Common sense reforms

It’s time for us to imagine what an updated and modern CRA can look like, and a fundamental part of that opportunity is to finally acknowledge race more explicitly within its framework. 

For example, the CRA should mandate that public housing agencies and banks actively diversify the pool of real estate developers they allocate public affordable housing resources to. While the CRA may boost programs like LIHTC, the overwhelming majority of affordable housing resources are typically allocated to a homogenous pool of real estate development firms with no Black or Brown ownership, even though LIHTC-financed housing is primarily inhabited by people of color.

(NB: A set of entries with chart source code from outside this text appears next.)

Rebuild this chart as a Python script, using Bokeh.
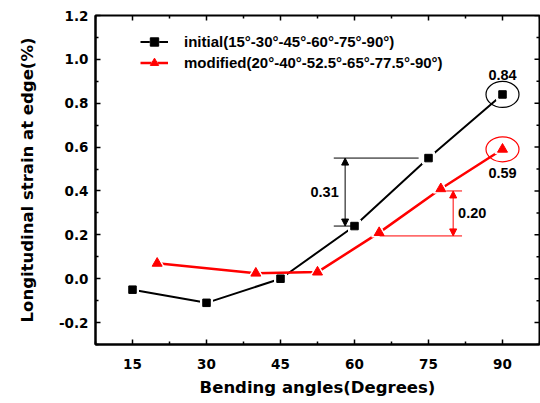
import math
from bokeh.plotting import figure
from bokeh.models import Range1d, FixedTicker, Legend, LegendItem, Arrow, NormalHead, Label
from bokeh.embed import file_html
from bokeh.resources import INLINE

# ---- data ----
angles_initial = [15, 30, 45, 60, 75, 90]
strain_initial = [-0.05, -0.11, 0.0, 0.24, 0.55, 0.84]
angles_modified = [20, 40, 52.5, 65, 77.5, 90]
strain_modified = [0.07, 0.025, 0.03, 0.21, 0.41, 0.59]

label_initial = "initial(15°-30°-45°-60°-75°-90°)"
label_modified = "modified(20°-40°-52.5°-65°-77.5°-90°)"

x_ticks = [15, 30, 45, 60, 75, 90]
x_minor = [7.5, 22.5, 37.5, 52.5, 67.5, 82.5, 97.5]
y_ticks = [-0.2, 0.0, 0.2, 0.4, 0.6, 0.8, 1.0, 1.2]
y_tick_labels = ["-0.2", "0.0", "0.2", "0.4", "0.6", "0.8", "1.0", "1.2"]
y_minor = [-0.3, -0.1, 0.1, 0.3, 0.5, 0.7, 0.9, 1.1]

X_MIN, X_MAX = 7.5, 97.5
Y_MIN, Y_MAX = -0.3, 1.2

TICK_FONT = "DejaVu Sans"
TEXT_FONT = "Liberation Sans"
RED = "#ff0000"

p = figure(width=540, height=403,
           x_range=Range1d(X_MIN, X_MAX), y_range=Range1d(Y_MIN, Y_MAX),
           output_backend="svg", toolbar_location=None,
           min_border_left=95, min_border_right=1, min_border_top=15, min_border_bottom=59)
p.xgrid.visible = False
p.ygrid.visible = False
p.outline_line_color = "black"
p.outline_line_width = 2
p.background_fill_color = "white"
p.border_fill_color = "white"

xt = FixedTicker(ticks=x_ticks, minor_ticks=x_minor)
yt = FixedTicker(ticks=y_ticks, minor_ticks=y_minor)

for ax in (p.xaxis[0], p.yaxis[0]):
    ax.axis_line_width = 2
    ax.axis_line_color = "black"
    ax.major_tick_in = 5
    ax.major_tick_out = 0
    ax.minor_tick_in = 3
    ax.minor_tick_out = 0
    ax.major_tick_line_width = 1.5
    ax.minor_tick_line_width = 1.5
    ax.major_tick_line_color = "black"
    ax.minor_tick_line_color = "black"
    ax.major_label_text_font = TICK_FONT
    ax.major_label_text_font_style = "bold"
    ax.major_label_text_font_size = "13.5px"
    ax.major_label_text_color = "black"
    ax.axis_label_text_font = TICK_FONT
    ax.axis_label_text_font_style = "bold"
    ax.axis_label_text_font_size = "16.5px"
    ax.axis_label_text_color = "black"

p.xaxis.ticker = xt
p.yaxis.ticker = yt
p.yaxis.major_label_overrides = {v: s for v, s in zip(y_ticks, y_tick_labels)}
p.xaxis.axis_label = "Bending angles(Degrees)"
p.yaxis.axis_label = "Longitudinal strain at edge(%)"
p.xaxis.major_label_standoff = 14
p.xaxis.axis_label_standoff = 6
p.yaxis.major_label_standoff = 7
p.yaxis.axis_label_standoff = 19

# mirrored ticks on the top and right edges (half of each dash is clipped by the frame)
p.scatter(x_ticks, [Y_MAX] * len(x_ticks), marker="dash", angle=math.pi / 2, size=10,
          line_color="black", line_width=1.5)
p.scatter(x_minor, [Y_MAX] * len(x_minor), marker="dash", angle=math.pi / 2, size=6,
          line_color="black", line_width=1.5)
p.scatter([X_MAX] * len(y_ticks), y_ticks, marker="dash", size=10,
          line_color="black", line_width=1.5)
p.scatter([X_MAX] * len(y_minor), y_minor, marker="dash", size=6,
          line_color="black", line_width=1.5)

# ---- series ----
l1 = p.line(angles_initial, strain_initial, line_color="black", line_width=2)
h1 = p.scatter(angles_initial, strain_initial, marker="square", size=12,
               fill_color="white", line_color="white")
m1 = p.scatter(angles_initial, strain_initial, marker="square", size=7.5,
               fill_color="black", line_color="black")

l2 = p.line(angles_modified, strain_modified, line_color=RED, line_width=2.5)
h2 = p.scatter(angles_modified, strain_modified, marker="triangle", size=15,
               fill_color="white", line_color="white")
m2 = p.scatter(angles_modified, strain_modified, marker="triangle", size=10,
               fill_color=RED, line_color=RED)

# ---- annotations ----
# 0.31 difference (initial 60 -> 75)
y_lo, y_hi = strain_initial[3], strain_initial[4]
p.segment(x0=[55.8, 55.8], y0=[y_hi, y_lo], x1=[73.0, 60.0], y1=[y_hi, y_lo],
          line_color="black", line_width=1)
p.add_layout(Arrow(x_start=58.1, y_start=y_lo, x_end=58.1, y_end=y_hi, line_width=1,
                   line_color="black",
                   start=NormalHead(size=7, fill_color="black", line_color="black", line_width=1),
                   end=NormalHead(size=7, fill_color="black", line_color="black", line_width=1)))
p.add_layout(Label(x=56.8, y=(y_lo + y_hi) / 2, text="%.2f" % (y_hi - y_lo),
                   text_font=TEXT_FONT, text_font_style="bold", text_font_size="14.5px",
                   text_align="right", text_baseline="middle", text_color="black"))

# 0.20 difference (modified 65 -> 77.5)
r_lo, r_hi = strain_modified[3] - 0.015, strain_modified[4] - 0.01
p.segment(x0=[65.1, 78.6], y0=[r_lo, r_hi], x1=[81.8, 81.8], y1=[r_lo, r_hi],
          line_color=RED, line_width=1)
p.add_layout(Arrow(x_start=80.0, y_start=r_lo, x_end=80.0, y_end=r_hi, line_width=1,
                   line_color=RED,
                   start=NormalHead(size=7, fill_color=RED, line_color=RED, line_width=1),
                   end=NormalHead(size=7, fill_color=RED, line_color=RED, line_width=1)))
p.add_layout(Label(x=81.0, y=(r_lo + r_hi) / 2,
                   text="%.2f" % (strain_modified[4] - strain_modified[3]),
                   text_font=TEXT_FONT, text_font_style="bold", text_font_size="14.5px",
                   text_align="left", text_baseline="middle", text_color="black"))

# end-point circles and labels
p.ellipse(x=[angles_initial[-1]], y=[strain_initial[-1]], width=33, height=26,
          width_units="screen", height_units="screen",
          fill_color=None, line_color="black", line_width=1.2)
p.ellipse(x=[angles_modified[-1]], y=[strain_modified[-1]], width=33, height=25,
          width_units="screen", height_units="screen",
          fill_color=None, line_color=RED, line_width=1.2)
p.add_layout(Label(x=angles_initial[-1], y=strain_initial[-1], y_offset=19,
                   text="%.2f" % strain_initial[-1],
                   text_font=TEXT_FONT, text_font_style="bold", text_font_size="14.5px",
                   text_align="center", text_baseline="middle", text_color="black"))
p.add_layout(Label(x=angles_modified[-1], y=strain_modified[-1], y_offset=-24,
                   text="%.2f" % strain_modified[-1],
                   text_font=TEXT_FONT, text_font_style="bold", text_font_size="14.5px",
                   text_align="center", text_baseline="middle", text_color="black"))

# ---- legend ----
legend = Legend(items=[LegendItem(label=label_initial, renderers=[l1, h1, m1]),
                       LegendItem(label=label_modified, renderers=[l2, h2, m2])],
                location=(45, 271), orientation="vertical",
                glyph_width=28, glyph_height=21, label_height=21, spacing=0,
                padding=0, margin=0, label_standoff=16,
                border_line_color=None, background_fill_alpha=0,
                label_text_font=TEXT_FONT, label_text_font_style="bold",
                label_text_font_size="15px", label_text_color="black")
p.add_layout(legend, "center")

open("out.html", "w").write(file_html(p, INLINE))
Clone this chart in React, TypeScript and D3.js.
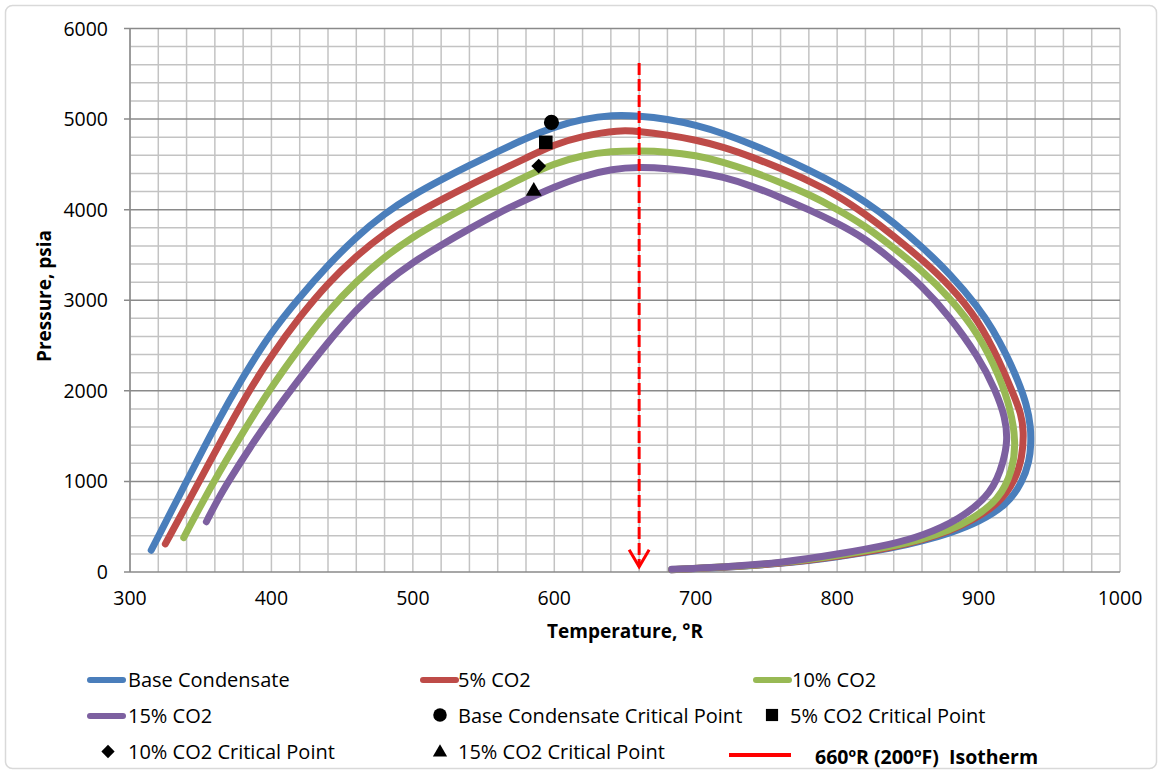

Overcoming generations of systemic economic racism and inequality continues to challenge us today. While building upon the Civil Rights Act, our country has failed to adequately address the history of lending discrimination against Black people and other people of color that has inequitable allocation of public money and fed the persistent racial wealth gap in the United States.      

The CRA will never be truly successful for all impacted Americans if communities of color continue to be shut out from ownership at every level of real estate. A renewed CRA needs to target every income level for racial groups that have suffered from government-supported discrimination and inequity. 

Yes, regulators must engage with impacted communities. But we as Americans must keep the pressure on to bring about the common-sense reforms that will finally offer all of us a fair shake at the American Dream.

Karim Hutson is the founder and managing member of Genesis Companies, a full-service real estate development firm that specializes in financing, developing and operating mixed-income and mixed-use residential projects.